In the records below, find each line containing the word "with" and copy it.

*** Provided data

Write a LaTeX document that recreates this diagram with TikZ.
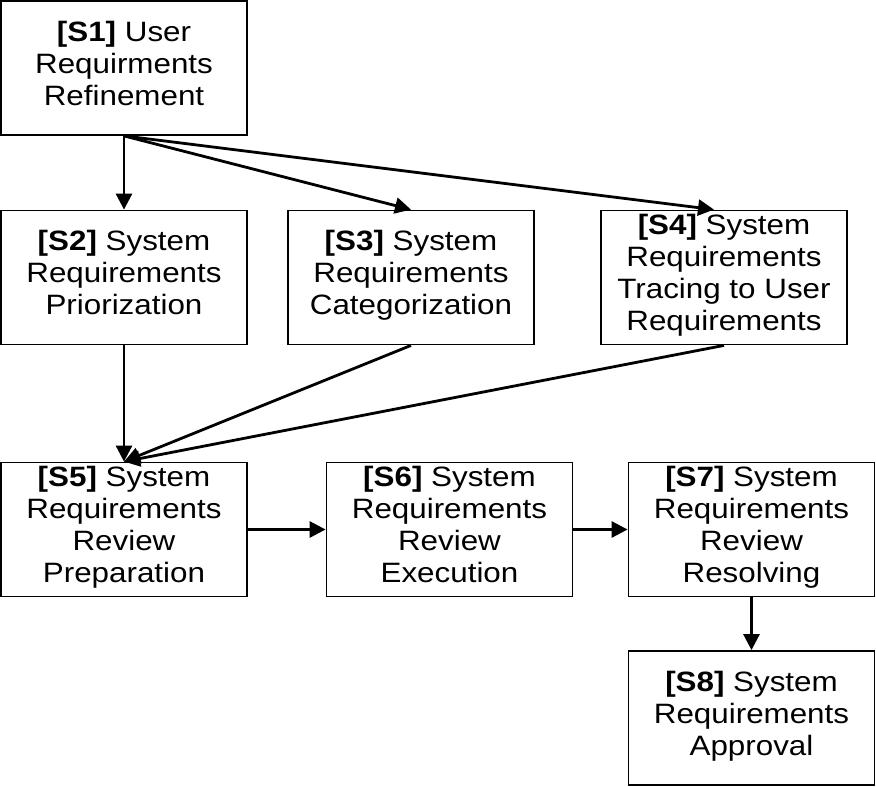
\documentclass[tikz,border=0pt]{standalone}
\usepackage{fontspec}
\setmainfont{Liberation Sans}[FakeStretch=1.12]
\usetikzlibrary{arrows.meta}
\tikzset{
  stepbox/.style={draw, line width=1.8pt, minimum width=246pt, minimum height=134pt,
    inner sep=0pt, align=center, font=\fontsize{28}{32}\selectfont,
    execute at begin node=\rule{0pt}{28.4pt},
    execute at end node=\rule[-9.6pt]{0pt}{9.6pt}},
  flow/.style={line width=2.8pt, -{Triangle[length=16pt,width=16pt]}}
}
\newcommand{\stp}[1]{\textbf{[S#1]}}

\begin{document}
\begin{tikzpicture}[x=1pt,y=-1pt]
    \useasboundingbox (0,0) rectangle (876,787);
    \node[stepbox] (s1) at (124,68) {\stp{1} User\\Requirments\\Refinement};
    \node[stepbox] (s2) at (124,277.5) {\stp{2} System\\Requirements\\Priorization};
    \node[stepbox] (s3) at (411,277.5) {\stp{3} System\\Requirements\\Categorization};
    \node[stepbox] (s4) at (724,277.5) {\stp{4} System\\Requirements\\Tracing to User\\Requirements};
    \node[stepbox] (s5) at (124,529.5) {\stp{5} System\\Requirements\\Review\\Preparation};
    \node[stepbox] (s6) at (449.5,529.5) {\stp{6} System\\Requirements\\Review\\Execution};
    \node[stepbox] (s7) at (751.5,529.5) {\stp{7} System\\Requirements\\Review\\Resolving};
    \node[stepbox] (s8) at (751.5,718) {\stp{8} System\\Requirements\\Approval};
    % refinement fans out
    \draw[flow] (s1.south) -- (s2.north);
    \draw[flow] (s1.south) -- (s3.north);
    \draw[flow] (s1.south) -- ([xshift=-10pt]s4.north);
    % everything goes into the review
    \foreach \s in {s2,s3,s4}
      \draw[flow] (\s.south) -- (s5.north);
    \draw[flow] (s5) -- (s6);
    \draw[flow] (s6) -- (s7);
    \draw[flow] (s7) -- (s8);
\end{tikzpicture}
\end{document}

******
*** Provided data

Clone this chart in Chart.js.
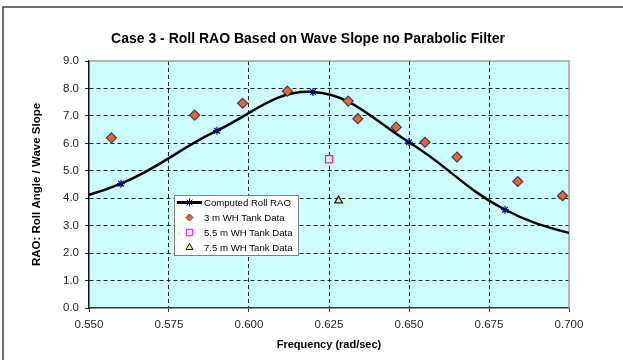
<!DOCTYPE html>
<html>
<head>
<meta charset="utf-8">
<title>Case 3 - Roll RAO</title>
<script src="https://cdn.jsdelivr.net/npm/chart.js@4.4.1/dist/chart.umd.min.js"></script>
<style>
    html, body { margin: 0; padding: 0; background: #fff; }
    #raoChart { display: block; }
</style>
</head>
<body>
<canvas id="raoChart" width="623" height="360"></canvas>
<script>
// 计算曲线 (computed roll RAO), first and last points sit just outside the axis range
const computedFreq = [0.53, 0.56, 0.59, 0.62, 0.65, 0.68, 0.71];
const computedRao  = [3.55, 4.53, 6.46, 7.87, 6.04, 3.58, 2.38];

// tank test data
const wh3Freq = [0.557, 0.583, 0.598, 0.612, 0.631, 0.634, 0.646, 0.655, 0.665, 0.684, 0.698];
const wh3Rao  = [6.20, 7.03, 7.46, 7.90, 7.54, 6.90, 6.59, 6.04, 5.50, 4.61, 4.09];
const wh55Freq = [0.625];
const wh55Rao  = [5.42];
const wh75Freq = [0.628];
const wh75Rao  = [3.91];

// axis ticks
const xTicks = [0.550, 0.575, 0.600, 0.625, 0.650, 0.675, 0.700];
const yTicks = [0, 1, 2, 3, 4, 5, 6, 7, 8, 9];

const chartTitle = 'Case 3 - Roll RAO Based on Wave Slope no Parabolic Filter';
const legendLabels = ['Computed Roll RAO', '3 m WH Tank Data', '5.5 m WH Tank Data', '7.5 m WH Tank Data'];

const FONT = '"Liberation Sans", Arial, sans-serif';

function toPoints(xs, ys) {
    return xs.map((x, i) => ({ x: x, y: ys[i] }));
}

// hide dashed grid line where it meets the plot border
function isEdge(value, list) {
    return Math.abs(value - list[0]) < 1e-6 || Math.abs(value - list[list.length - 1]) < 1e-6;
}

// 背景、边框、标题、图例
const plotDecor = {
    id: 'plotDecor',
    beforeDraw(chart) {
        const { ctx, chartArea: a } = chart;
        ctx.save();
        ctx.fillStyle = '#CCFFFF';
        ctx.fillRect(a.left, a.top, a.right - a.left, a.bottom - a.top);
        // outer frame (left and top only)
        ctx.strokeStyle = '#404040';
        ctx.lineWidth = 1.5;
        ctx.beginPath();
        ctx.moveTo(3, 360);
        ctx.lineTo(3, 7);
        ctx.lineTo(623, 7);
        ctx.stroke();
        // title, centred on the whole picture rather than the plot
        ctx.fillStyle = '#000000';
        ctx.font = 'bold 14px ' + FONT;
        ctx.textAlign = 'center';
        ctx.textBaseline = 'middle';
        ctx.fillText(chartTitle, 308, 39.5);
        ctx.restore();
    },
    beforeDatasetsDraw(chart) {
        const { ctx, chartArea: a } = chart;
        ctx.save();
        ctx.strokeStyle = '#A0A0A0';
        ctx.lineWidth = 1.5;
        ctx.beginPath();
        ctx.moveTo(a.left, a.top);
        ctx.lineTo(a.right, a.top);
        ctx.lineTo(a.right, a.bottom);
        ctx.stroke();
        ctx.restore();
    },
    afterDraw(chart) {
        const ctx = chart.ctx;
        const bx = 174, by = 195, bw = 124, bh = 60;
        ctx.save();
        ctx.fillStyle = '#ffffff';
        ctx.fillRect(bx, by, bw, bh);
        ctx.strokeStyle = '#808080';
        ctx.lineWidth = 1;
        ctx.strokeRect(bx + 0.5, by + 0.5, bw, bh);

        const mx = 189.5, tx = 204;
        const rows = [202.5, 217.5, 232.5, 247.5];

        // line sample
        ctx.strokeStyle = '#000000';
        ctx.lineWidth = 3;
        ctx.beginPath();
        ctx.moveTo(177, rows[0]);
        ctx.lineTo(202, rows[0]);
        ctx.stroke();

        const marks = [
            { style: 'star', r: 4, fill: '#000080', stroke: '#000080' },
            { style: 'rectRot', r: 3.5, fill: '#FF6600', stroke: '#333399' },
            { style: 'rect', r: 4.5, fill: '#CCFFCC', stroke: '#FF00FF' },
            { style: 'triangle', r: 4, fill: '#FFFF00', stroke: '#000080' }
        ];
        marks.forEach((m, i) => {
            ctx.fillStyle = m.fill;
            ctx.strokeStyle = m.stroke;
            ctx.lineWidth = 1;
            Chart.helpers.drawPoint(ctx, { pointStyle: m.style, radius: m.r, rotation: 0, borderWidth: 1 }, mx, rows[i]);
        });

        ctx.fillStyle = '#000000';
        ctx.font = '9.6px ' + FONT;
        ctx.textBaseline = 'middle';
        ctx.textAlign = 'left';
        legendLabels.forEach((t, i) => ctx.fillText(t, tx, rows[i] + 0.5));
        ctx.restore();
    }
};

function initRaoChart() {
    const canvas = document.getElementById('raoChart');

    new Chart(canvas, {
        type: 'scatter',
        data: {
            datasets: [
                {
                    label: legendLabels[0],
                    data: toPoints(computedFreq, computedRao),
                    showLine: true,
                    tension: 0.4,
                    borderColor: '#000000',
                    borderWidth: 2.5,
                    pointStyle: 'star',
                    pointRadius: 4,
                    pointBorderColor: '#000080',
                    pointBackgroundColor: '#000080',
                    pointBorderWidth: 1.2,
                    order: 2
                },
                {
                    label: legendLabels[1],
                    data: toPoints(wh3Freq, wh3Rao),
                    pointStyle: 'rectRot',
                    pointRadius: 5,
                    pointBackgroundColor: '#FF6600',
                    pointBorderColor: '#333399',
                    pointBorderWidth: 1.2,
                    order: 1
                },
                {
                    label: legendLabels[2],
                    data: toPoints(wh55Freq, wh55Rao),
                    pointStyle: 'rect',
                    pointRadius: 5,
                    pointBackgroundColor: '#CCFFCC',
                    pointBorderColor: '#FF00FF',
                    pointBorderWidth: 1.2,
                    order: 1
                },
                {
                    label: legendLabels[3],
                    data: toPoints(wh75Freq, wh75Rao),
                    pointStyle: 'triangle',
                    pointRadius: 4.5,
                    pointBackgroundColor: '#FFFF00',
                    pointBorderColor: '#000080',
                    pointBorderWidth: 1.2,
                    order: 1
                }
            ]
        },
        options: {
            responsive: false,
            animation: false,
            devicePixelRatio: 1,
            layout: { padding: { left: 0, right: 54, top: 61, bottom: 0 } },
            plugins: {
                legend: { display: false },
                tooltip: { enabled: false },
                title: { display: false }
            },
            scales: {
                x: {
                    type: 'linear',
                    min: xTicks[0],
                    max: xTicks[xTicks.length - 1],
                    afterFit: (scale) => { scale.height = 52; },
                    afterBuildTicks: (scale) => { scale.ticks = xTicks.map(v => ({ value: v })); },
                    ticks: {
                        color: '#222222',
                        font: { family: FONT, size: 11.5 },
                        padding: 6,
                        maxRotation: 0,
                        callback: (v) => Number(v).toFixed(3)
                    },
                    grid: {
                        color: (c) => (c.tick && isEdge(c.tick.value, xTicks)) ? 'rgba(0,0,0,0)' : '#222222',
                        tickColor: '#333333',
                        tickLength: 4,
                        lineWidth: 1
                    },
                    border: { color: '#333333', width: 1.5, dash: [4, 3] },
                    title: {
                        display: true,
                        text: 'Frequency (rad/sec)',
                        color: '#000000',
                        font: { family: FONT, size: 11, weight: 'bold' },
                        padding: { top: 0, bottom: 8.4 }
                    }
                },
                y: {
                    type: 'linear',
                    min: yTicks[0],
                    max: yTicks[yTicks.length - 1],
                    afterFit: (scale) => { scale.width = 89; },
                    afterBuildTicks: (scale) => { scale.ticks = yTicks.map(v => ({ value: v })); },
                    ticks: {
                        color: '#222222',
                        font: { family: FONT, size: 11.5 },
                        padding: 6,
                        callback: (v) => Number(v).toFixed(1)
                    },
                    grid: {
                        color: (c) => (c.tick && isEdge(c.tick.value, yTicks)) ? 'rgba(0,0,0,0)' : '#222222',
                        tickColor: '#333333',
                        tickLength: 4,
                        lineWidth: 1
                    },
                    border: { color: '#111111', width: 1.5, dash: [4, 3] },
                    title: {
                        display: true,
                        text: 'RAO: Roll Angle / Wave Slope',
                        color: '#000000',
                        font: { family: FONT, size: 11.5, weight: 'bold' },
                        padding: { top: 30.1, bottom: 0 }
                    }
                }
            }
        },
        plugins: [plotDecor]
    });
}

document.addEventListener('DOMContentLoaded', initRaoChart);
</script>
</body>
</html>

******
*** Provided data

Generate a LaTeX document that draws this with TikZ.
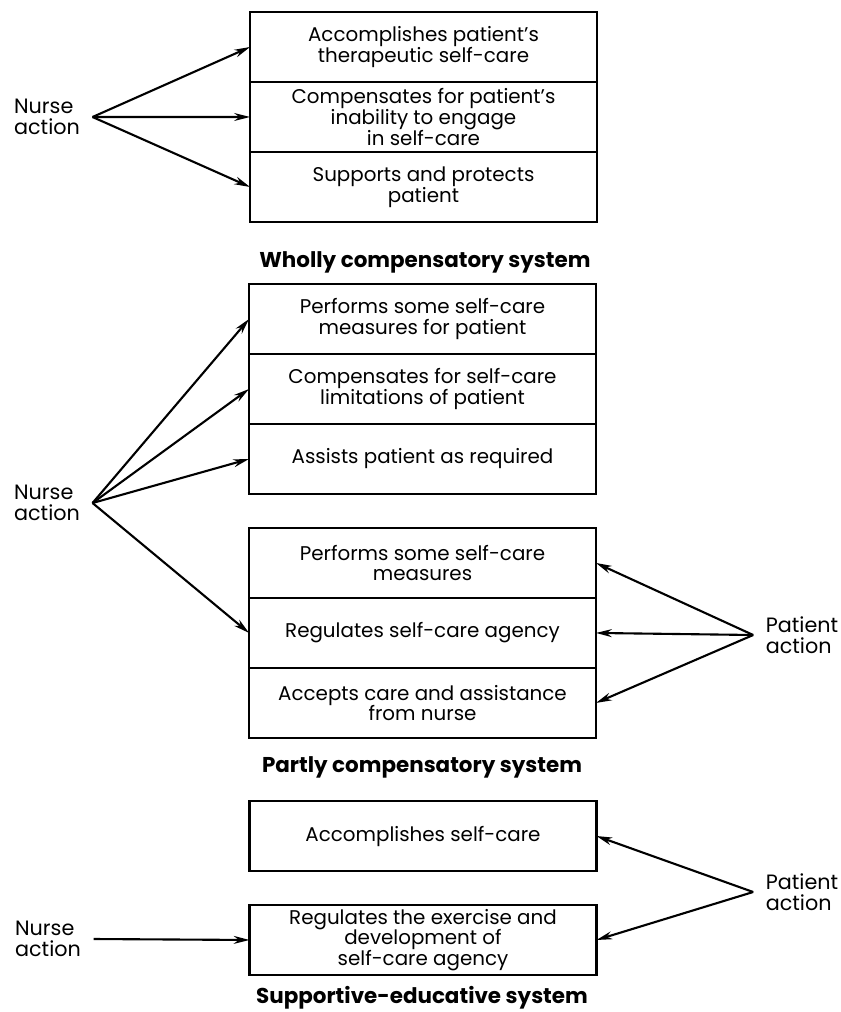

******

**Exercise answer**
Write a LaTeX document that recreates this diagram with TikZ.
Generate a LaTeX document that draws this with TikZ.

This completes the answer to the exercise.